Anyone want to dance?

Here are a couple of vids of the proceedings. Hope you like ’em.

and another…


6 Comments (+add yours?)

  1. Jessica Brant
    Apr 03, 2011 @ 18:41:26

    What a wonderful story teller you are. I love the back drop of Peter Rabbit. Emperors New Clothes is one of my favorite story books
    beautiful done. Next time you visit Finding Ones Way leave you link so people can visit you site.


    • bornstoryteller
      Apr 03, 2011 @ 18:43:32

      Thank you Jessica. That’s really nice of you to say so. I had SO much fun with the story. I really wish everyone could have seen the kids. They were golden.
      I will do so with the link. Thanks again.


  2. Ali Bierman
    Apr 04, 2011 @ 04:55:06

    So glad to have met you through the bog challenge, Stuart. I love great story tellers. I recently watched a video on metaphysics that told the story of the Monkey King. I wish I had seen yours.
    I raised my kids telling them stories which I later wrote into songs and books.

    For me songs, art and books (with acting sometimes) spread my word.

    I look forward to hearing, no, experiencing you telling a story live.


    • bornstoryteller
      Apr 04, 2011 @ 11:30:21

      Wow. Thank you very much.
      I will be doing my section of The Monkey King again, sometime, somewhere..and with no time restriction so I can really open it up. The chapters I had were so packed with action.

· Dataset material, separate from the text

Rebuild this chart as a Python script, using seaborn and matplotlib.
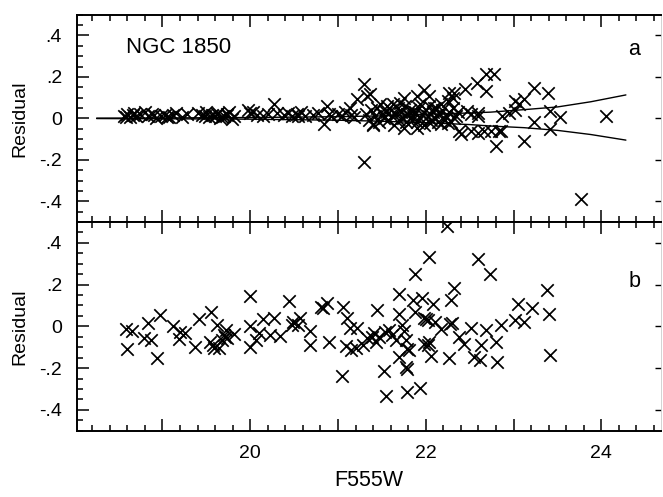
import numpy as np
import pandas as pd
import matplotlib
matplotlib.use("Agg")
import matplotlib.pyplot as plt
from matplotlib.ticker import MultipleLocator, FixedLocator
import seaborn as sns

# ---------------- data ----------------
# Panel a: residuals vs F555W
a_x = [18.56, 18.60, 18.63, 18.66, 18.68, 18.75, 18.80, 18.84, 18.88, 18.93,
       18.98, 19.03, 19.08, 19.12, 19.16, 19.22, 19.28, 19.40, 19.45, 19.50,
       19.53, 19.57, 19.60, 19.63, 19.66, 19.70, 19.73, 19.76, 19.79, 19.82,
       19.98, 20.03, 20.08, 20.15, 20.20, 20.27, 20.30, 20.38, 20.43, 20.48,
       20.53, 20.58, 20.62, 20.72, 20.77, 20.84, 20.87, 20.90, 20.92, 21.00,
       21.05, 21.08, 21.14, 21.15, 21.18, 21.22, 21.30, 21.30, 21.33, 21.36,
       21.40, 21.48, 21.56, 21.63, 21.71, 21.75, 21.79, 21.86, 21.90, 21.94,
       21.98, 22.04, 22.09, 22.17, 22.25, 22.31, 22.26, 22.32, 22.45, 22.58,
       22.69, 22.78, 22.69, 21.75, 21.90, 22.05, 22.17, 22.25, 22.32, 22.38,
       22.40, 22.51, 22.59, 22.66, 22.74, 22.51, 22.59, 22.80, 22.87, 22.95,
       23.02, 23.12, 23.06, 23.02, 23.23, 23.39, 23.41, 23.53, 23.23, 23.42,
       23.12, 22.86, 24.05, 23.77, 22.47, 22.60, 22.83,
       21.32, 21.35, 21.38, 21.40, 21.42, 21.45, 21.47, 21.50, 21.52, 21.55,
       21.57, 21.60, 21.62, 21.64, 21.66, 21.68, 21.70, 21.72, 21.74, 21.76,
       21.78, 21.80, 21.82, 21.84, 21.86, 21.88, 21.90, 21.92, 21.94, 21.96,
       21.98, 22.00, 22.02, 22.04, 22.06, 22.08, 22.10, 22.12, 22.14, 22.16,
       22.19, 22.21, 22.23, 22.26, 22.29, 22.31, 22.34, 22.37,
       18.58, 18.70, 18.90, 19.05, 19.48, 19.62, 19.68, 19.74, 20.00, 20.55]
a_y = [0.010, 0.020, 0.005, 0.015, 0.025, 0.020, 0.030, 0.012, 0.022, 0.000,
       0.010, 0.018, 0.005, 0.015, 0.025, 0.008, 0.020, 0.025, 0.015, 0.030,
       0.005, 0.018, 0.010, 0.025, 0.002, 0.012, 0.020, 0.030, -0.005, 0.010,
       0.040, 0.030, 0.015, 0.010, 0.020, 0.068, 0.025, 0.015, 0.025, 0.010,
       0.020, 0.030, 0.010, 0.015, 0.025, -0.026, 0.060, 0.020, 0.010, 0.020,
       0.010, 0.030, 0.051, 0.015, 0.005, 0.092, 0.168, -0.212, 0.108, 0.116,
       -0.029, 0.068, 0.060, 0.068, 0.076, 0.100, 0.019, 0.035, 0.108, 0.068,
       0.136, 0.108, 0.051, 0.068, 0.084, 0.100, 0.124, 0.124, 0.140, 0.172,
       0.216, 0.213, 0.132, -0.045, -0.045, -0.021, -0.029, -0.021, 0.003, -0.061,
       -0.077, -0.060, -0.070, -0.060, -0.060, 0.019, 0.027, -0.134, 0.011, 0.027,
       0.084, 0.092, 0.068, 0.039, 0.148, 0.124, 0.035, 0.006, -0.018, -0.053,
       -0.107, -0.062, 0.011, -0.387, 0.035, 0.011, -0.061,
       0.020, -0.010, 0.040, -0.030, 0.010, 0.050, -0.020, 0.020, 0.000, 0.030,
       -0.010, 0.040, 0.010, -0.030, 0.020, 0.050, -0.010, 0.030, 0.000, 0.060,
       -0.020, 0.020, 0.040, -0.010, 0.010, 0.030, -0.020, 0.050, 0.000, 0.020,
       -0.030, 0.040, 0.010, 0.060, -0.010, 0.030, 0.000, 0.050, -0.020, 0.020,
       0.040, -0.010, 0.010, 0.030, -0.020, 0.050, 0.010, 0.030,
       0.005, 0.012, 0.018, 0.008, 0.010, 0.020, 0.005, 0.015, 0.025, 0.012]

# Error envelope (panel a)
env_x = [18.25, 19.0, 20.0, 21.0, 21.5, 22.0, 22.5, 22.74, 23.12, 23.5, 23.88, 24.28]
env_up = [0.001, 0.002, 0.004, 0.008, 0.012, 0.020, 0.026, 0.030, 0.042, 0.055, 0.080, 0.113]
env_lo = [-0.001, -0.002, -0.004, -0.009, -0.014, -0.021, -0.030, -0.037, -0.045, -0.058, -0.078, -0.105]

# Panel b: residuals vs F555W
b_x = [18.59, 18.65, 18.60, 18.83, 18.79, 18.87, 18.97, 18.94, 19.12, 19.20,
       19.26, 19.19, 19.37, 19.42, 19.55, 19.62, 19.54, 19.58, 19.59, 19.65,
       19.70, 19.72, 19.74, 19.81, 19.68, 19.71, 20.00, 20.00, 20.00, 20.07,
       20.10, 20.15, 20.27, 20.23, 20.34, 20.44, 20.49, 20.48, 20.55, 20.57,
       20.68, 20.68, 20.81, 20.83, 20.87, 20.90, 21.06, 21.10, 21.14, 21.05,
       21.09, 21.15, 21.21, 21.22, 21.29, 21.33, 21.39, 21.43, 21.45, 21.41,
       21.47, 21.52, 21.55, 21.54, 21.58, 21.62, 21.66, 21.69, 21.70, 21.69,
       21.73, 21.75, 21.77, 21.79, 21.81, 21.77, 21.79, 21.79, 21.88, 21.86,
       21.96, 21.88, 21.94, 22.24, 22.04, 22.60, 22.73, 22.32, 22.29, 22.08,
       21.98, 22.02, 22.00, 22.11, 22.17, 22.28, 22.30, 22.38, 22.44, 22.52,
       22.69, 22.86, 22.80, 22.63, 22.55, 22.62, 22.81, 22.26, 22.06, 22.04,
       22.02, 21.98, 23.02, 23.12, 23.05, 23.21, 23.38, 23.40, 23.42]
b_y = [-0.014, -0.022, -0.110, 0.018, -0.057, -0.065, 0.055, -0.153, 0.002, -0.025,
       -0.030, -0.060, -0.101, 0.034, 0.067, 0.007, -0.073, -0.089, -0.105, -0.102,
       -0.041, -0.017, -0.054, -0.038, -0.065, -0.050, 0.147, 0.003, -0.097, -0.065,
       -0.034, 0.036, 0.042, -0.041, -0.045, 0.122, 0.023, 0.007, 0.007, 0.038,
       -0.022, -0.089, 0.094, 0.090, 0.110, -0.073, 0.094, 0.038, -0.010, -0.236,
       -0.093, -0.113, -0.102, -0.010, -0.089, -0.058, -0.050, -0.074, 0.077, -0.032,
       -0.050, -0.216, -0.336, -0.025, -0.017, -0.041, -0.065, 0.058, 0.157, -0.147,
       0.005, -0.020, -0.067, -0.107, -0.115, -0.195, -0.203, -0.316, 0.253, 0.128,
       0.138, 0.069, -0.294, 0.480, 0.330, 0.325, 0.253, 0.186, 0.128, 0.106,
       0.040, 0.030, 0.035, 0.021, -0.011, 0.013, 0.016, -0.051, -0.083, -0.006,
       -0.016, 0.005, -0.075, -0.091, -0.147, -0.163, -0.171, -0.150, -0.144, -0.075,
       -0.091, -0.085, 0.029, 0.021, 0.106, 0.090, 0.173, 0.061, -0.139]

y_ticks = [-0.4, -0.2, 0.0, 0.2, 0.4]
y_ticklabels = ["-.4", "-.2", "0", ".2", ".4"]
x_ticks = [19, 20, 21, 22, 23, 24]
x_ticklabels = ["", "20", "", "22", "", "24"]

# ---------------- figure ----------------
sns.set_style("ticks")
plt.rcParams["font.family"] = ["Liberation Sans", "DejaVu Sans"]
plt.rcParams["text.color"] = "black"
plt.rcParams["axes.labelcolor"] = "black"
plt.rcParams["xtick.color"] = "black"
plt.rcParams["ytick.color"] = "black"

fig = plt.figure(figsize=(6.63, 4.97), dpi=100)
L, R = 77.3 / 663, 661 / 663
T, M, B = 1 - 14.7 / 497, 1 - 222.0 / 497, 1 - 430.7 / 497
ax_a = fig.add_axes([L, M, R - L, T - M])
ax_b = fig.add_axes([L, B, R - L, M - B])

dfa = pd.DataFrame({"mag": a_x, "res": a_y})
dfb = pd.DataFrame({"mag": b_x, "res": b_y})
dfe = pd.DataFrame({"mag": env_x, "up": env_up, "lo": env_lo})

mk = dict(marker="x", color="black", s=80, linewidth=1.25)
sns.scatterplot(data=dfa, x="mag", y="res", ax=ax_a, **mk)
sns.lineplot(data=dfe, x="mag", y="up", ax=ax_a, color="black", lw=1.0)
sns.lineplot(data=dfe, x="mag", y="lo", ax=ax_a, color="black", lw=1.0)
sns.scatterplot(data=dfb, x="mag", y="res", ax=ax_b, **mk)

for ax, letter, ly in ((ax_a, "a", 0.83), (ax_b, "b", 0.713)):
    ax.set_xlim(18.03, 24.68)
    ax.set_ylim(-0.5, 0.5)
    ax.yaxis.set_major_locator(FixedLocator(y_ticks))
    ax.set_yticklabels(y_ticklabels)
    ax.yaxis.set_minor_locator(MultipleLocator(0.05))
    ax.xaxis.set_major_locator(FixedLocator(x_ticks))
    ax.xaxis.set_minor_locator(MultipleLocator(0.2))
    ax.tick_params(which="both", direction="in", top=True, right=False,
                   color="black", labelcolor="black", width=1.1)
    ax.tick_params(which="major", length=8.5)
    ax.tick_params(which="minor", length=4.5)
    ax.tick_params(axis="y", labelsize=14, pad=11)
    ax.tick_params(axis="x", labelsize=14, pad=10)
    for side in ("left", "top", "bottom"):
        ax.spines[side].set_visible(True)
        ax.spines[side].set_linewidth(1.4)
        ax.spines[side].set_color("black")
    ax.spines["right"].set_visible(True)
    ax.spines["right"].set_color("0.8")
    ax.spines["right"].set_linewidth(0.6)
    ax.set_ylabel("Residual", fontsize=14, labelpad=8, color="black")
    ax.text(0.954, ly, letter, transform=ax.transAxes, color="black",
            fontsize=15.5, ha="center", va="center")
    ax2 = ax.secondary_yaxis("right")
    ax2.set_yticks(y_ticks)
    ax2.tick_params(direction="in", length=4, width=1.0, labelright=False,
                    color="black")
    ax2.spines["right"].set_visible(False)

ax_a.set_xticklabels([])
ax_a.set_xlabel("")
ax_b.set_xticklabels(x_ticklabels)
ax_b.set_xlabel("F555W", fontsize=15.5, labelpad=6, color="black")
ax_a.text(0.083, 0.84, "NGC 1850", transform=ax_a.transAxes, fontsize=16,
          ha="left", va="center", color="black")

fig.savefig("out.png", dpi=100)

      Let me know if YOU are performing somewhere.

      again, thank you.


  3. Sweepy Jean
    Apr 10, 2011 @ 16:04:18

    You are indeed a born storyteller and performer! Children have such developed imaginations so I can imagine how great they were when they were on stage with you. Luckily, people like you still maintain a child’s wonder. Thanks for sharing the video!


  4. bornstoryteller
    Apr 10, 2011 @ 16:13:20

    Thank you so much. Anyone reading this should follow your poetry!